By the time Fidel Castro and his brother Raúl came down victorious from the Sierra Maestra in their fight for Cuban independence, Mexico’s leadership had moved away from its revolutionary peak in the 1930s. But the increasingly conservative PRI was able to maintain what is sometimes called its “perfect dictatorship,” in part by functioning as an umbrella party that included the far left. Supporting Cuba was an easy way to do it.
The Cuba-Mexico relationship evolved over the years, but pragmatism was a constant. In 1961, Mexico was at the forefront of protests at the UN against the failed US Bay of Pigs invasion, and in 1964 it was the only member of the Organization of American States to reject a US-led initiative to sever diplomatic relations with Havana.
But at the same time that Mexico publicly defended Cuba, it shared intelligence with the United States government, which was facilitated by maintaining an embassy in Havana.
Relations between Cuba and Mexico began to falter under center-right President Vicente Fox, who was the first democratically elected leader after the PRI lost power. Fox traveled to Cuba in 2002 and met with dissidents, angering the Cuban government.
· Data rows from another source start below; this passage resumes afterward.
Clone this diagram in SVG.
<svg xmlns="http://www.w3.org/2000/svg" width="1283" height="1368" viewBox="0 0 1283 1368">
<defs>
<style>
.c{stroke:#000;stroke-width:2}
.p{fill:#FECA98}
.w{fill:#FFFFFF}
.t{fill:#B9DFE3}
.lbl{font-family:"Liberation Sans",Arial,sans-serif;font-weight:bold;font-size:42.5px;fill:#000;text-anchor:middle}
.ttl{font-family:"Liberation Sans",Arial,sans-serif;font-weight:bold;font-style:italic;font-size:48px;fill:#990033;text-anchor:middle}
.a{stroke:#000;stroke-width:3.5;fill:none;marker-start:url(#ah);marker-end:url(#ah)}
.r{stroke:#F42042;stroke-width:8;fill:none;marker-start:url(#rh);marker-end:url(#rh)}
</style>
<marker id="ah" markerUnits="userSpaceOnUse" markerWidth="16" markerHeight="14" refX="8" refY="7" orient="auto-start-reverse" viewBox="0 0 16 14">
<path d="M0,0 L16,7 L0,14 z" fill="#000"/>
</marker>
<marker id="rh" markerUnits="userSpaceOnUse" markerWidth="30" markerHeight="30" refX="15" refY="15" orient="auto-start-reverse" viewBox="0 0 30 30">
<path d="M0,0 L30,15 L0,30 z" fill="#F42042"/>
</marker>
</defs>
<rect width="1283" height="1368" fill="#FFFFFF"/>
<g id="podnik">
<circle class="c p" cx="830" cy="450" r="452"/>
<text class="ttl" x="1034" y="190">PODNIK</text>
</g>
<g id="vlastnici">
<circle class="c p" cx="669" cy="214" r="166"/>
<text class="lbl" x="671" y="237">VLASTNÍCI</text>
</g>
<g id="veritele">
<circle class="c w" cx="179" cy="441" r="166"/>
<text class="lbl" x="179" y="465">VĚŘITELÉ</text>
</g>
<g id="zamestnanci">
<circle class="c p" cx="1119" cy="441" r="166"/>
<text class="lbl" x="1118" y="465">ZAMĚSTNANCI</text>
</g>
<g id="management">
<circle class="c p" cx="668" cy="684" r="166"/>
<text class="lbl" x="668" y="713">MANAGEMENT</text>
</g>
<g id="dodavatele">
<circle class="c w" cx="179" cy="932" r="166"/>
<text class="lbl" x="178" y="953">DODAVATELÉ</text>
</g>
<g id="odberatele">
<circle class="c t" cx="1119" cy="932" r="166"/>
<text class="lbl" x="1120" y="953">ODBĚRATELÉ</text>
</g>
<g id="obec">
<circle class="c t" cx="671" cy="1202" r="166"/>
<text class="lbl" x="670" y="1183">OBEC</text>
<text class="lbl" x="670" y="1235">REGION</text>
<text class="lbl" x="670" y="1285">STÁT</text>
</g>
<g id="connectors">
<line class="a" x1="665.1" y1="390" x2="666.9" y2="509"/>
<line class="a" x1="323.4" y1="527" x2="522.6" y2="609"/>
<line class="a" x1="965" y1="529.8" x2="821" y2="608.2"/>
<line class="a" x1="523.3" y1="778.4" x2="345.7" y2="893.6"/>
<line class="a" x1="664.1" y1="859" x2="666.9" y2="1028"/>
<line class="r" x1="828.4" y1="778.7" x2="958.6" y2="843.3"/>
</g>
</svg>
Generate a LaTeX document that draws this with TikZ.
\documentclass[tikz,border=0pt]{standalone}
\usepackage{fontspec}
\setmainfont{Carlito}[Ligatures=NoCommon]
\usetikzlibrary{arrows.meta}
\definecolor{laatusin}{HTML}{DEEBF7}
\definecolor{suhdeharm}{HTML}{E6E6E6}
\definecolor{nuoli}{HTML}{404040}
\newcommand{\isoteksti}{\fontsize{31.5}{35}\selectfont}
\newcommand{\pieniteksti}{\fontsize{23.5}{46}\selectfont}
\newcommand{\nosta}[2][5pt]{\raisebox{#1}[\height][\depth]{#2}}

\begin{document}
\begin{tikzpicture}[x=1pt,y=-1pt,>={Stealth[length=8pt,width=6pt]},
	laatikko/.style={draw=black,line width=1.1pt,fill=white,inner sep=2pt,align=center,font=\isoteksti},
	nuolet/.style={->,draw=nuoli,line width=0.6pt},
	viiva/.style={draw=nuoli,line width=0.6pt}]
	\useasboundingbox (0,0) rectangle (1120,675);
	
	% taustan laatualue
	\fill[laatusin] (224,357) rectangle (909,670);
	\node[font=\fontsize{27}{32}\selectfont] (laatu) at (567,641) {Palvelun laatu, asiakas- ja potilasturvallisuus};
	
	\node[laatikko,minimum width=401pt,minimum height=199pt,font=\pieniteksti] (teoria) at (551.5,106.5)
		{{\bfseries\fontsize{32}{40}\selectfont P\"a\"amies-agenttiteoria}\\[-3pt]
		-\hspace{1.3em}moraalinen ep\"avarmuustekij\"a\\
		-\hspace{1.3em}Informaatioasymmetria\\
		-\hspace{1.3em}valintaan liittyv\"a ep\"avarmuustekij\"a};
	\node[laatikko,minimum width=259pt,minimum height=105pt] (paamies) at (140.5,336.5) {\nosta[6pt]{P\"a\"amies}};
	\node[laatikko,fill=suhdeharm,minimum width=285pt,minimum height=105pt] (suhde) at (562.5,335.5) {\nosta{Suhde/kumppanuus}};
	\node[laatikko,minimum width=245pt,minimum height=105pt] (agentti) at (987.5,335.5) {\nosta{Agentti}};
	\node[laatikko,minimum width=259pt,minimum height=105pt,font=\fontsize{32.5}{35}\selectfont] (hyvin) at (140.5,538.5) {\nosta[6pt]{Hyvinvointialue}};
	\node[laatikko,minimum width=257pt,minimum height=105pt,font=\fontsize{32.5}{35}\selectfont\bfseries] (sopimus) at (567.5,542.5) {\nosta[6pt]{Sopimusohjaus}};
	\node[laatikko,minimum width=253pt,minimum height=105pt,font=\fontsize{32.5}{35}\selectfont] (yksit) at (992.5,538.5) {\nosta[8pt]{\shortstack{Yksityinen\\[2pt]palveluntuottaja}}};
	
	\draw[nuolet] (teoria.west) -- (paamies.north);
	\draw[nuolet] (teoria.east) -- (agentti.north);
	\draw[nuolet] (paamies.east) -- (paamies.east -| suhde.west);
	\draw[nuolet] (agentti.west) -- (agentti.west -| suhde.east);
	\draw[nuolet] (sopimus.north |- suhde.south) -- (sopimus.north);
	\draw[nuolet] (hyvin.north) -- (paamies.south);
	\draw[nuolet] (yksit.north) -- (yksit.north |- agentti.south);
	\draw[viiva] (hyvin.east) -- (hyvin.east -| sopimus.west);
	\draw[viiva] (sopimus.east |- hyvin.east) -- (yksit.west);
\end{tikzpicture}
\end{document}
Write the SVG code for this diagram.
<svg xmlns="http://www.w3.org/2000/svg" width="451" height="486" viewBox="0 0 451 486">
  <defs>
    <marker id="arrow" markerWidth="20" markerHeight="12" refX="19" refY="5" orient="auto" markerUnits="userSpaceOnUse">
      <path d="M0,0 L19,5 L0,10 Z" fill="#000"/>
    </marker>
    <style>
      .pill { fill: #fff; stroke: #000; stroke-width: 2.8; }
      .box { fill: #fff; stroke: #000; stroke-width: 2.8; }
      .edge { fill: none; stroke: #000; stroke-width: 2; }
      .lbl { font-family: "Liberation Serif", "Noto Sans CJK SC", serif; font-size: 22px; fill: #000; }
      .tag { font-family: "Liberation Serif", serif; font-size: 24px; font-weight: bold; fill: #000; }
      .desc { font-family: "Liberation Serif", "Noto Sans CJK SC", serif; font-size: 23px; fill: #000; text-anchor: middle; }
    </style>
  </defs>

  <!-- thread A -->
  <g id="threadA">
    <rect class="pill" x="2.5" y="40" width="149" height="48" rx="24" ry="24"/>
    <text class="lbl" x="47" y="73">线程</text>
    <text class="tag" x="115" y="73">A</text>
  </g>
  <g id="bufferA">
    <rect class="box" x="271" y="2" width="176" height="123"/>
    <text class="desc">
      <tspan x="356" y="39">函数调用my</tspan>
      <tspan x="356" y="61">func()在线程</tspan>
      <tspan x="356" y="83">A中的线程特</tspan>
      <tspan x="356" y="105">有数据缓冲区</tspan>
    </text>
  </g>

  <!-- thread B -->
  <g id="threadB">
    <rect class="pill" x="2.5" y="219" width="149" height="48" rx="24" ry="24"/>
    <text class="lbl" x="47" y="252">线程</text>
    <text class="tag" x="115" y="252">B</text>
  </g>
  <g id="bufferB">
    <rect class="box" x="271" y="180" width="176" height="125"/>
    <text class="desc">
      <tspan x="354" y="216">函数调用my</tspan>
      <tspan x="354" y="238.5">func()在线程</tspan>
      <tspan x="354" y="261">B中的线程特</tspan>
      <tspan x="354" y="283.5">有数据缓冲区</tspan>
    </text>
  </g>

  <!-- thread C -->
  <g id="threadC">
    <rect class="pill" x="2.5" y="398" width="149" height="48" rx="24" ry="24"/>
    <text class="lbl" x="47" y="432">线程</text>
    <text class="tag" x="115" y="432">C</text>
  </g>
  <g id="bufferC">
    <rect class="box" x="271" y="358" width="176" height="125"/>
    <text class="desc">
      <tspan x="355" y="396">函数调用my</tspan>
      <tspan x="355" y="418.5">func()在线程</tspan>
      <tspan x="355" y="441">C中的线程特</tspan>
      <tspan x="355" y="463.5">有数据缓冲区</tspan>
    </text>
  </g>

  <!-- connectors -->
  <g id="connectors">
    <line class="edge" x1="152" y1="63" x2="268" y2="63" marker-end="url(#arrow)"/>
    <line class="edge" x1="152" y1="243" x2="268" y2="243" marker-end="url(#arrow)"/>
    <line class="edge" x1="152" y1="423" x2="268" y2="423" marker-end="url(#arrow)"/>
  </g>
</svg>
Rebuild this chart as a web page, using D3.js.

A month later, he hurried Fidel Castro out of an Extraordinary Summit of the Americas meeting before U.S. President George W. Bush arrived, and that same year he joined the U.N. majority in condemning Cuba’s human rights record.
Left-wing politicians and many members of the Mexican public were up in arms over the alleged violation of the non-intervention standards of Mexico’s foreign policy and its historic relationship with Cuba.
But future conservative leaders appeared to learn from Fox’s experience. Subsequent conservative presidents made official visits to the island to meet with then-president Raúl Castro and forgave about 70% of Cuba’s debt to Mexico in 2013.
“Mexico will always try to seek a relationship with Cuba,” says Dr. Taracena. “Perhaps those who are not ideologically aligned with the left have opened the door to listening more to Cuban dissidents, but in reality, Mexico’s role has to be that of mediator in the conflict with the United States, especially now that the pressure from Donald Trump is so strong.”
Careful balance
Sheinbaum has been referred to as “the Trump whisperer” for her ability to negotiate with the US president in a second term that has kept Mexico at the center of US goals to stop immigration and drug trafficking in the region.
She has avoided the enactment of sky-high tariffs through negotiations, despite multiple threats from Trump, and the US president has declared her “brave” and a “wonderful, very smart leader.”
But it could be overlooking the nuances of Mexico’s historical – sometimes “performative” – relationship with Cuba, and how much it benefits the United States, Dr. Keller says.
The island is in a downward economic spiral as international airlines cancel flights to cities across Cuba, hotels close due to electricity and food shortages, and government workers are laid off. An estimated 2.7 million people have left Cuba since 2020, amid a multi-year recession.